• March 18, 2024

Concerns raised over secretive TPPA negotiations

Raising concerns about the potential impact of the Trans-Pacific Partnership Agreement (TTPA) on public health and access to medicines is essential for creating awareness among policymakers about the implications of trade policy decisions, according to a story in the Medical Journal of Australia.

The authors, Anne Marie T Thow, Deborah H Gleeson and Sharon Friel, said that the Australian Medical Association and the Public Health Association of Australia had already raised such concerns.

Now, doctors could help protect public health by highlighting the effects of proposed provisions on patients, opposing health-damaging provisions, arguing for the agreement to be worded in ways that protect public health and seeking greater transparency in the TPPA negotiations.

Australia, Brunei Darussalam, Canada, Chile, Japan, Malaysia, Mexico, New Zealand, Peru, Singapore, the US and Vietnam are involved in the TPPA negotiations.

The authors said that while the Australian government had stated it would not enter into an agreement that compromised public health, independent assessment of the implications for public health was severely limited by lack of transparency in the negotiations.

It pointed out that the agreement would not be made public until after it is signed.

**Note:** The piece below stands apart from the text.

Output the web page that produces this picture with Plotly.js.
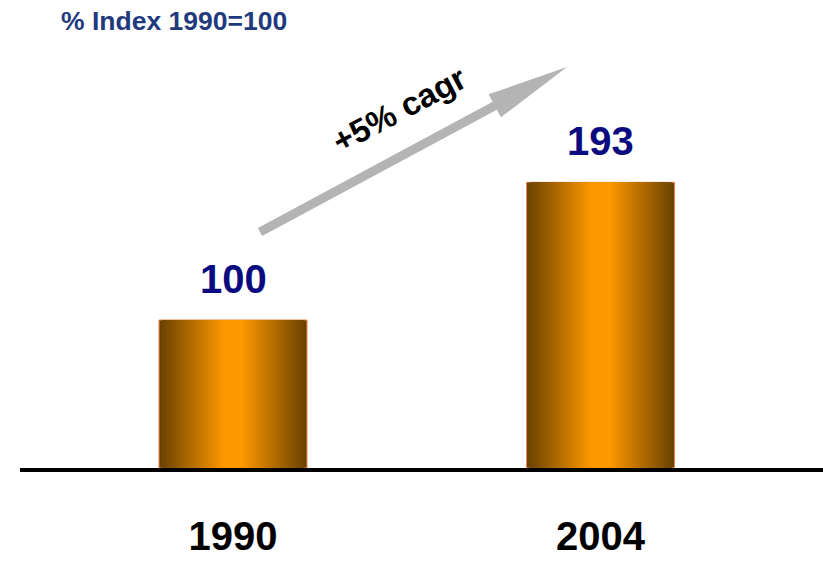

Nevertheless, leaked documents had shown that an investor–state dispute settlement (ISDS) mechanism was being negotiated for the TPPA. This enabled foreign investors – including companies that manufactured, marketed and distributed health-damaging products – to seek compensation from governments for policies that negatively affected them. A similar mechanism in another treaty had enabled Philip Morris Asia to sue the Australian government over plain tobacco packaging.

Later, the authors mentioned the pharmaceutical company Eli Lilly that was currently using an ISDS mechanism to sue the Canadian government for invalidating patents for two drugs that were allegedly found not to deliver the promised benefits.